Lemma vec_shiftin_eq:
  forall A (n:nat) (a0 a1: A) (t0 t1: t A n),
  shiftin a0 t0 = shiftin a1 t1 <-> a0 = a1 /\ t0 = t1.

<- is straightforward. -> a0 = a1 is ok. But I have no idea about -> t0 = t1.

Part 2 (added):
Edit: this part is now stated as a separate question: shiftin, shiftout, and last

Meanwhile, would it be possible to show that last and shiftout are valid inversion of shiftin if vector length is at least 1?

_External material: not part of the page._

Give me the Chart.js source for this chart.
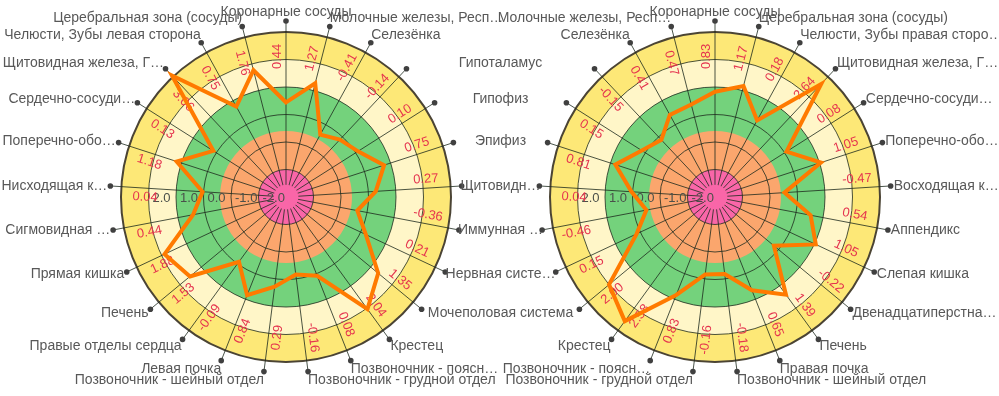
<!DOCTYPE html>
<html>
<head>
<meta charset="utf-8">
<script src="https://cdn.jsdelivr.net/npm/chart.js@4.4.1/dist/chart.umd.min.js"></script>
<style>
  body { margin: 0; background: #fff; }
  .wrap { position: relative; width: 999px; height: 396px; }
  .wrap canvas { position: absolute; left: 0; top: 0; }
</style>
</head>
<body>
<div class="wrap">
  <canvas id="leftChart"></canvas>
  <canvas id="rightChart"></canvas>
</div>
<script>
// левая сторона
var leftLabels = [
    'Коронарные сосуды', 'Молочные железы, Респ…', 'Селезёнка', 'Гипоталамус', 'Гипофиз',
    'Эпифиз', 'Щитовидн…', 'Иммунная …', 'Нервная систе…', 'Мочеполовая система',
    'Крестец', 'Позвоночник - поясн…', 'Позвоночник - грудной отдел', 'Позвоночник - шейный отдел', 'Левая почка',
    'Правые отделы сердца', 'Печень', 'Прямая кишка', 'Сигмовидная …', 'Нисходящая к…',
    'Поперечно-обо…', 'Сердечно-сосуди…', 'Щитовидная железа, Г…', 'Челюсти, Зубы левая сторона', 'Церебральная зона (сосуды)'
];
var leftValues = [
    0.44, 1.27, -0.41, -0.14, 0.10,
    0.75, 0.27, -0.36, 0.21, 1.35,
    2.04, 0.08, -0.16, 0.29, 0.84,
    -0.09, 1.53, 1.88, 0.44, 0.04,
    1.18, 0.13, 3.06, 0.75, 1.76
];

// правая сторона
var rightLabels = [
    'Коронарные сосуды', 'Церебральная зона (сосуды)', 'Челюсти, Зубы правая сторо…', 'Щитовидная железа, Г…', 'Сердечно-сосуди…',
    'Поперечно-обо…', 'Восходящая к…', 'Аппендикс', 'Слепая кишка', 'Двенадцатиперстна…',
    'Печень', 'Правая почка', 'Позвоночник - шейный отдел', 'Позвоночник - грудной отдел', 'Позвоночник - поясн…',
    'Крестец', 'Мочеполовая система', 'Нервная систе…', 'Иммунная …', 'Щитовидн…',
    'Эпифиз', 'Гипофиз', 'Гипоталамус', 'Селезёнка', 'Молочные железы, Респ…'
];
var rightValues = [
    0.83, 1.17, 0.18, 2.64, 0.08,
    1.05, -0.47, 0.54, 1.05, -0.22,
    1.39, 0.65, -0.18, -0.16, 0.83,
    2.58, 2.00, 0.15, -0.46, 0.04,
    0.81, 0.15, -0.15, 0.41, 0.47
];

var tickValues = [-2, -1, 0, 1, 2];
var zoneEdges = [-3, -2, -0.6, 1, 2, 3];
var zoneColors = ['#f966a8', '#fba66d', '#74d27c', '#fff6c8', '#fde877'];

var FONT = '13px "Liberation Sans", Arial, sans-serif';
var LABEL_FONT = '14px "Liberation Sans", Arial, sans-serif';
var MID_X = 500.5;

// innerRight: у какой стороны подписи стоят по центру между диаграммами
// drawInner: рисовать ли их (у обеих диаграмм они совпадают)
function decorPlugin(values, innerRight, drawInner) {
    return {
        id: 'decor',
        beforeDraw: function (chart) {
            var s = chart.scales.r, ctx = chart.ctx;
            ctx.save();
            for (var i = zoneColors.length - 1; i >= 0; i--) {
                ctx.beginPath();
                ctx.arc(s.xCenter, s.yCenter, s.getDistanceFromCenterForValue(zoneEdges[i + 1]), 0, Math.PI * 2);
                ctx.fillStyle = zoneColors[i];
                ctx.fill();
            }
            ctx.restore();
        },
        beforeDatasetsDraw: function (chart) {
            var s = chart.scales.r, ctx = chart.ctx;
            ctx.save();
            // розовый центр поверх спиц
            ctx.beginPath();
            ctx.arc(s.xCenter, s.yCenter, s.getDistanceFromCenterForValue(-2.55), 0, Math.PI * 2);
            ctx.fillStyle = zoneColors[0];
            ctx.fill();

            // подписи шкалы
            ctx.font = FONT;
            ctx.fillStyle = '#4a504a';
            ctx.textAlign = 'left';
            ctx.textBaseline = 'middle';
            tickValues.forEach(function (v) {
                var r = s.getDistanceFromCenterForValue(v);
                ctx.fillText(v.toFixed(1), s.xCenter - r + 4, s.yCenter + 1);
            });

            // значения
            ctx.fillStyle = '#e5344f';
            values.forEach(function (v, i) {
                var a = s.getIndexAngle(i);
                var deg = a * 180 / Math.PI;
                var p = s.getPointPosition(i, 128);
                ctx.save();
                ctx.translate(p.x, p.y);
                if (deg < 180) {
                    ctx.rotate(a - Math.PI / 2);
                    ctx.textAlign = 'left';
                    ctx.fillText(v.toFixed(2), 0, -9);
                } else {
                    ctx.rotate(a - Math.PI * 1.5);
                    ctx.textAlign = 'right';
                    ctx.fillText(v.toFixed(2), 0, 9);
                }
                ctx.restore();
            });
            ctx.restore();
        },
        afterDraw: function (chart) {
            var s = chart.scales.r, ctx = chart.ctx;
            var labels = chart.data.labels;
            var outer = s.getDistanceFromCenterForValue(s.max);
            ctx.save();
            ctx.font = LABEL_FONT;
            ctx.textBaseline = 'middle';
            labels.forEach(function (lab, i) {
                var a = s.getIndexAngle(i);
                var p = s.getPointPosition(i, outer);
                ctx.beginPath();
                ctx.arc(p.x, p.y, 2.8, 0, Math.PI * 2);
                ctx.fillStyle = '#404040';
                ctx.fill();

                var sn = Math.sin(a), cs = Math.cos(a);
                var gap = Math.max(0, 5 * Math.abs(sn) - 2);
                var x = p.x, y = p.y - 9 * cs * Math.pow(Math.abs(cs), 0.6);
                var inner = innerRight ? sn > 0.65 : sn < -0.65;
                if (inner) {
                    if (!drawInner) return;
                    ctx.textAlign = 'center';
                    x = MID_X;
                } else if (Math.abs(sn) < 0.05) {
                    ctx.textAlign = 'center';
                } else if (sn > 0) {
                    ctx.textAlign = 'left';
                    x += gap;
                } else {
                    ctx.textAlign = 'right';
                    x -= gap;
                }
                ctx.fillStyle = '#585858';
                ctx.fillText(lab, x, y);
            });
            ctx.restore();
        }
    };
}

function initRadar(id, labels, values, padLeft, innerRight, drawInner) {
    var canvas = document.getElementById(id);
    canvas.width = 999;
    canvas.height = 396;
    canvas.style.width = '999px';
    canvas.style.height = '396px';
    var ctx = canvas.getContext('2d');

    return new Chart(ctx, {
        type: 'radar',
        data: {
            labels: labels,
            datasets: [
                {
                    data: values,
                    borderColor: '#ff7a00',
                    borderWidth: 4,
                    borderJoinStyle: 'miter',
                    pointRadius: 0,
                    pointHoverRadius: 0,
                    fill: false,
                    tension: 0
                }
            ]
        },
        options: {
            responsive: false,
            animation: false,
            devicePixelRatio: 1,
            layout: {
                padding: { left: padLeft, right: 999 - padLeft - 352, top: 21, bottom: 23 }
            },
            plugins: {
                legend: { display: false },
                tooltip: { enabled: false }
            },
            scales: {
                r: {
                    min: -3,
                    max: 3.4,
                    startAngle: 0,
                    afterBuildTicks: function (scale) {
                        scale.ticks = [-3, -2, -1, 0, 1, 2, 3, 3.4].map(function (v) { return { value: v }; });
                    },
                    ticks: { display: false },
                    grid: {
                        circular: true,
                        color: function (c) {
                            if (c.tick && c.tick.value > 3.05) return 'rgba(0,0,0,0)';
                            if (c.tick && c.tick.value === 3) return '#4b4434';
                            return 'rgba(30,42,30,0.8)';
                        },
                        lineWidth: function (c) {
                            return c.tick && c.tick.value === 3 ? 2 : 1;
                        }
                    },
                    angleLines: { color: 'rgba(30,42,30,0.8)', lineWidth: 1 },
                    pointLabels: { display: false }
                }
            }
        },
        plugins: [decorPlugin(values, innerRight, drawInner)]
    });
}

initRadar('leftChart', leftLabels, leftValues, 110, true, true);
initRadar('rightChart', rightLabels, rightValues, 539, false, false);
</script>
</body>
</html>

Lemma shiftin_last_shiftout:
  forall A (n:nat) (x: t A (S n)),
  x = shiftin (last x) (shiftout x).

Solution

  • There are several answers already, however, all of these rely on additional axioms, in particular these two:

    Axioms:
    proof_irrelevance : forall (P : Prop) (p1 p2 : P), p1 = p2
    Eqdep.Eq_rect_eq.eq_rect_eq :
      forall (U : Type) (p : U) (Q : U -> Type) (x : Q p) (h : p = p), x = eq_rect p Q x p h
    

    These axioms are generated when using dependent induction. These axioms are, however, not required for proving your goal. To instead prove it without axioms, one needs to know a bit more about the theory of index-inductive datatypes, and in particular how to work with inductive equality and exploit uniqueness of identity proofs. Luckily, we don't actually need this for this proof, since we can plug together a few lemmas from the Vec library that already did the heavy lifting for us:

    From Coq Require Import Vector.
    
    Lemma vec_shiftin_eq A n a0 a1 (t0 t1 : t A n) :
        shiftin a0 t0 = shiftin a1 t1 <->
        a0 = a1 /\ t0 = t1.
    Proof.
      split; [|now intros [-> ->]].
      induction t0 as [|n te t0' IH] in t1|-*.
      - pose proof (nil_spec t1) as ->. simpl.
        intros [=]. easy.
      - pose proof (eta t1) as ->. simpl.
        intros [-> [-> ->]%IH]%cons_inj.
        split; [easy|].
        now rewrite <-eta.
    Qed.
    

    This proof is now Closed under the global context 🎉

    If you want to learn how to work with index-inductive datatypes like Vec.t in Coq, then looking at the proofs of eta, cons_inj, or nil_spec might be instructive. They might also be incomprehensible if you're not already familiar with the theory.

    Note that using e.g. injection instead of the lemma cons_inj does not work since the tactic would need to reason about uniqueness of identity proofs on nat, which injection can not do on its own since it is rather tricky.